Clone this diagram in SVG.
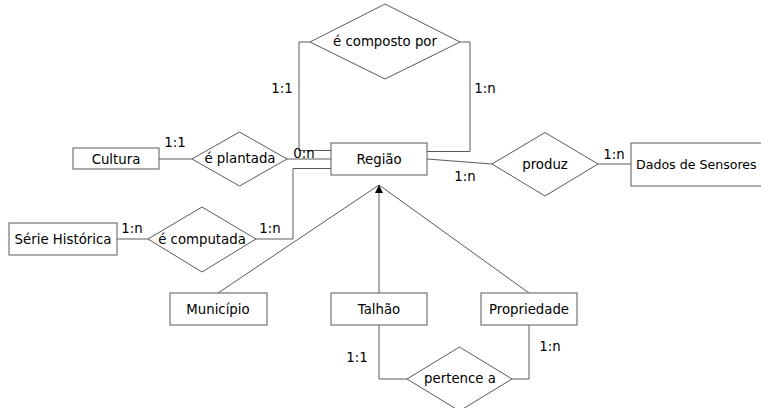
<svg xmlns="http://www.w3.org/2000/svg" width="761" height="408" viewBox="0 0 761 408">
<style>
.e{fill:#fff;stroke:#5a5a5a;stroke-width:1}
.r{fill:#fff;stroke:#5a5a5a;stroke-width:1}
.c{fill:none;stroke:#5a5a5a;stroke-width:1}
text{font-family:"DejaVu Sans","Liberation Sans",sans-serif;font-size:13.3px;fill:#000}
.m{text-anchor:middle}
</style>
<defs>
<marker id="tri" markerWidth="10" markerHeight="10" refX="8" refY="4" orient="auto" markerUnits="userSpaceOnUse">
<path d="M0,0 L8,4 L0,8 Z" fill="#000"/>
</marker>
</defs>
<rect width="761" height="408" fill="#fff"/>
<g id="connectors">
<polyline class="c" points="310,42 299,42 299,150.5 331,150.5"/>
<polyline class="c" points="460,42 470,42 470,151.5 427,151.5"/>
<line class="c" x1="427" y1="159" x2="492" y2="164"/>
<line class="c" x1="598" y1="164" x2="631" y2="164"/>
<line class="c" x1="159" y1="159" x2="192" y2="159"/>
<line class="c" x1="287" y1="159" x2="331" y2="159"/>
<line class="c" x1="117" y1="239" x2="148" y2="239"/>
<polyline class="c" points="256,239 293,239 293,168.5 331,168.5"/>
<line class="c" x1="218" y1="293" x2="379" y2="185"/>
<line class="c" x1="529" y1="293" x2="379" y2="185"/>
<line class="c" x1="379" y1="293" x2="379" y2="185" marker-end="url(#tri)"/>
<polyline class="c" points="379,325 379,379 407,379"/>
<polyline class="c" points="529,325 529,379 512,379"/>
<text x="282" y="93" class="m">1:1</text>
<text x="485" y="93" class="m">1:n</text>
<text x="304" y="158" class="m">0:n</text>
<text x="175" y="147" class="m">1:1</text>
<text x="465" y="181" class="m">1:n</text>
<text x="614" y="159" class="m">1:n</text>
<text x="132" y="233" class="m">1:n</text>
<text x="270" y="233" class="m">1:n</text>
<text x="357" y="362" class="m">1:1</text>
<text x="550" y="351" class="m">1:n</text>
</g>
<g id="regiao"><rect class="r" x="331" y="143" width="96" height="32"/><text x="379" y="164" class="m">Região</text></g>
<g id="composto"><polygon class="e" points="310,42 385,4 460,42 385,79"/><text x="385" y="46" class="m">é composto por</text></g>
<g id="cultura"><rect class="r" x="73" y="148" width="86" height="21"/><text x="116" y="164" class="m">Cultura</text></g>
<g id="plantada"><polygon class="e" points="192,159 239.5,132 287,159 239.5,186"/><text x="240" y="163" class="m">é plantada</text></g>
<g id="serie"><rect class="r" x="9" y="223" width="108" height="32"/><text x="63" y="244" class="m">Série Histórica</text></g>
<g id="computada"><polygon class="e" points="148,239 202,207 256,239 202,272"/><text x="202" y="244" class="m">é computada</text></g>
<g id="produz"><polygon class="e" points="492,164 545,132.5 598,164 545,196"/><text x="545" y="169" class="m">produz</text></g>
<g id="dados"><rect class="r" x="631" y="143" width="140" height="43"/><text x="636" y="169" style="font-size:12.6px">Dados de Sensores</text></g>
<g id="municipio"><rect class="r" x="170" y="293" width="97" height="32"/><text x="218" y="314" class="m">Município</text></g>
<g id="talhao"><rect class="r" x="331" y="293" width="96" height="32"/><text x="379" y="314" class="m">Talhão</text></g>
<g id="propriedade"><rect class="r" x="481" y="293" width="96" height="32"/><text x="529" y="314" class="m">Propriedade</text></g>
<g id="pertence"><polygon class="e" points="407,379 459.5,347 512,379 459.5,411"/><text x="460" y="383" class="m">pertence a</text></g>
</svg>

◇ ◇ ◇ ◇

Task to carry out: Transcribe all the lines above exactly, apart from the pictures.

Full answer:
Clone this diagram in SVG.
<svg xmlns="http://www.w3.org/2000/svg" width="761" height="408" viewBox="0 0 761 408">
<style>
.e{fill:#fff;stroke:#5a5a5a;stroke-width:1}
.r{fill:#fff;stroke:#5a5a5a;stroke-width:1}
.c{fill:none;stroke:#5a5a5a;stroke-width:1}
text{font-family:"DejaVu Sans","Liberation Sans",sans-serif;font-size:13.3px;fill:#000}
.m{text-anchor:middle}
</style>
<defs>
<marker id="tri" markerWidth="10" markerHeight="10" refX="8" refY="4" orient="auto" markerUnits="userSpaceOnUse">
<path d="M0,0 L8,4 L0,8 Z" fill="#000"/>
</marker>
</defs>
<rect width="761" height="408" fill="#fff"/>
<g id="connectors">
<polyline class="c" points="310,42 299,42 299,150.5 331,150.5"/>
<polyline class="c" points="460,42 470,42 470,151.5 427,151.5"/>
<line class="c" x1="427" y1="159" x2="492" y2="164"/>
<line class="c" x1="598" y1="164" x2="631" y2="164"/>
<line class="c" x1="159" y1="159" x2="192" y2="159"/>
<line class="c" x1="287" y1="159" x2="331" y2="159"/>
<line class="c" x1="117" y1="239" x2="148" y2="239"/>
<polyline class="c" points="256,239 293,239 293,168.5 331,168.5"/>
<line class="c" x1="218" y1="293" x2="379" y2="185"/>
<line class="c" x1="529" y1="293" x2="379" y2="185"/>
<line class="c" x1="379" y1="293" x2="379" y2="185" marker-end="url(#tri)"/>
<polyline class="c" points="379,325 379,379 407,379"/>
<polyline class="c" points="529,325 529,379 512,379"/>
<text x="282" y="93" class="m">1:1</text>
<text x="485" y="93" class="m">1:n</text>
<text x="304" y="158" class="m">0:n</text>
<text x="175" y="147" class="m">1:1</text>
<text x="465" y="181" class="m">1:n</text>
<text x="614" y="159" class="m">1:n</text>
<text x="132" y="233" class="m">1:n</text>
<text x="270" y="233" class="m">1:n</text>
<text x="357" y="362" class="m">1:1</text>
<text x="550" y="351" class="m">1:n</text>
</g>
<g id="regiao"><rect class="r" x="331" y="143" width="96" height="32"/><text x="379" y="164" class="m">Região</text></g>
<g id="composto"><polygon class="e" points="310,42 385,4 460,42 385,79"/><text x="385" y="46" class="m">é composto por</text></g>
<g id="cultura"><rect class="r" x="73" y="148" width="86" height="21"/><text x="116" y="164" class="m">Cultura</text></g>
<g id="plantada"><polygon class="e" points="192,159 239.5,132 287,159 239.5,186"/><text x="240" y="163" class="m">é plantada</text></g>
<g id="serie"><rect class="r" x="9" y="223" width="108" height="32"/><text x="63" y="244" class="m">Série Histórica</text></g>
<g id="computada"><polygon class="e" points="148,239 202,207 256,239 202,272"/><text x="202" y="244" class="m">é computada</text></g>
<g id="produz"><polygon class="e" points="492,164 545,132.5 598,164 545,196"/><text x="545" y="169" class="m">produz</text></g>
<g id="dados"><rect class="r" x="631" y="143" width="140" height="43"/><text x="636" y="169" style="font-size:12.6px">Dados de Sensores</text></g>
<g id="municipio"><rect class="r" x="170" y="293" width="97" height="32"/><text x="218" y="314" class="m">Município</text></g>
<g id="talhao"><rect class="r" x="331" y="293" width="96" height="32"/><text x="379" y="314" class="m">Talhão</text></g>
<g id="propriedade"><rect class="r" x="481" y="293" width="96" height="32"/><text x="529" y="314" class="m">Propriedade</text></g>
<g id="pertence"><polygon class="e" points="407,379 459.5,347 512,379 459.5,411"/><text x="460" y="383" class="m">pertence a</text></g>
</svg>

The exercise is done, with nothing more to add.